La trama de El árbol de la vida se resume en la pérdida de un hijo que provoca el clamor de una madre. Por respuesta obtenemos la crónica de un nacimiento, del mundo, de la vida, de un niño que deja de serlo cuando conoce la envidia y la lujuria, cuando es Caín y es Edipo; cuando conoce el odio a un padre autoritario pero amante, arbitrario y furibundo, como el dios de los hebreos, pero con el que acaba firmando una nueva alianza. Antes, claro, dios-padre tendrá que caer de su pedestal de vanidad, fracasar para ver donde tuvo éxito; ser desterrado para volver al hogar. Perderse un poco para encontrarse.
Allí donde los personajes de Lynch se pierden, los de Malick se encuentran. No es caprichosa la asociación de cineastas tan diversos. En algo coinciden, la radicalidad de sus respectivas propuestas.
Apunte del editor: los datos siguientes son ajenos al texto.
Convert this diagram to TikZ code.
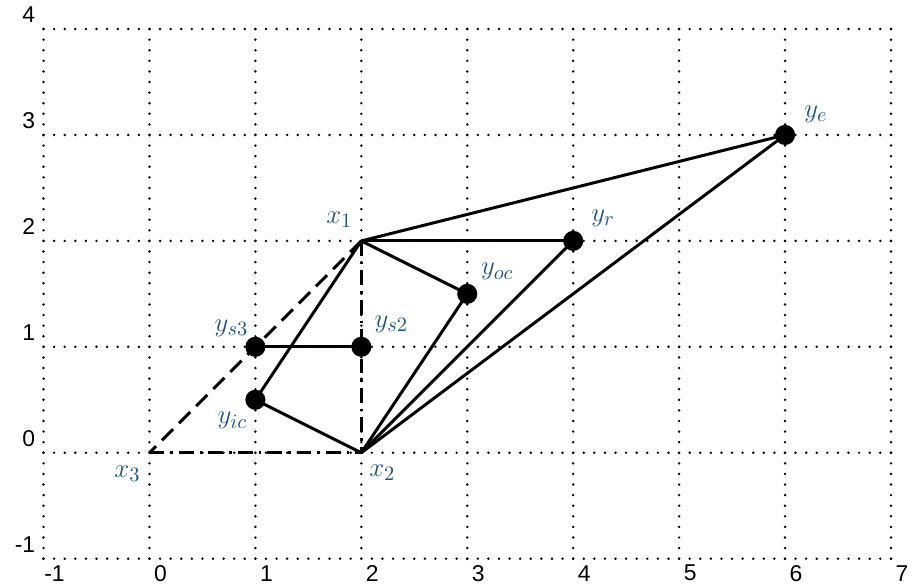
\documentclass[tikz,border=0pt]{standalone}
\usepackage{fontspec}
\newfontfamily\tickfont{Liberation Sans}
\definecolor{lblue}{RGB}{31,82,138}
\begin{document}
\begin{tikzpicture}[x=2cm,y=2cm,
  gridline/.style={line width=1.45pt, line cap=round, dash pattern=on 0pt off 5.69pt},
  edge/.style={line width=1.6pt},
  dashedge/.style={line width=1.6pt, dash pattern=on 8.5pt off 4.5pt},
  dashdot/.style={line width=1.7pt, dash pattern=on 8pt off 3.2pt on 1.4pt off 3.2pt},
  dotnode/.style={circle, fill=black, inner sep=0pt, minimum size=10.8pt},
  lbl/.style={text=lblue, font=\fontsize{15}{17}\selectfont, inner sep=0pt},
  ticklbl/.style={font=\tickfont\fontsize{12.3}{14}\selectfont, inner sep=0pt}]
\useasboundingbox (-1.411,-1.236) rectangle (7.255,4.274);
% grid
\foreach \x in {-1,...,7} {\draw[gridline] (\x,-1) -- (\x,4);}
\foreach \y in {-1,...,4} {\draw[gridline] (-1,\y) -- (7,\y);}
% tick labels
\foreach \x in {-1,...,7} {\node[ticklbl] (tx\x) at (\x+0.104,-1.137) {\x};}
\foreach \y in {-1,...,4} {\node[ticklbl, anchor=east] (ty\y) at (-1.075,\y+0.132) {\y};}
% points
\coordinate (x1) at (2,2);
\coordinate (x2) at (2,0);
\coordinate (x3) at (0,0);
\coordinate (ys3) at (1,1);
\coordinate (ys2) at (2,1);
\coordinate (yic) at (1,0.5);
\coordinate (yoc) at (3,1.5);
\coordinate (yr) at (4,2);
\coordinate (ye) at (6,3);
% connectors
\draw[dashedge] (x1) -- (x3);
\draw[dashdot] (x3) -- (x2);
\draw[dashdot] (x1) -- (x2);
\draw[edge] (x1) -- (ye);
\draw[edge] (x1) -- (yr);
\draw[edge] (x1) -- (yoc);
\draw[edge] (x1) -- (yic);
\draw[edge] (x2) -- (yic);
\draw[edge] (x2) -- (yoc);
\draw[edge] (x2) -- (yr);
\draw[edge] (x2) -- (ye);
\draw[edge] (ys3) -- (ys2);
% dots
\foreach \p in {ys3,ys2,yic,yoc,yr,ye} {\node[dotnode] (d\p) at (\p) {};}
% labels
\node[lbl] (lx1) at (1.792,2.198) {$x_1$};
\node[lbl] (lx2) at (2.198,-0.189) {$x_2$};
\node[lbl] (lx3) at (-0.208,-0.198) {$x_3$};
\node[lbl] (lys2) at (2.283,1.208) {$y_{s2}$};
\node[lbl] (lyr) at (4.283,2.217) {$y_r$};
\node[lbl] (lye) at (6.292,3.198) {$y_e$};
\node[lbl] (lyoc) at (3.283,1.708) {$y_{oc}$};
\node[lbl] (lys3) at (0.774,1.170) {$y_{s3}$};
\node[lbl] (lyic) at (0.783,0.302) {$y_{ic}$};
\end{tikzpicture}
\end{document}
Sólo comparable a la de Von Trier (por cierto, Anticristo es un film que puede verse en paralelo a éste, su negativo; juntas son las mejores piezas del último lustro)
Sentimos la necesidad de glosar a Malick o a Von Trier, la soberbia de explicarlos y explicárnoslos (escribir siempre es un acto de suprema soberbia, una concesión a la vanidad) No podemos glosar a Tarantino, su obra es necesaria, autosuficiente, se agota en su visión gozosa, no podría dejar de existir. Los otros son contingentes, como la vida o el universo, por eso nos intrigan y nos fascinan y necesitamos comprenderlos, y a través de ellos, comprendernos. 
Siento que el mundo es mejor gracias a los dos.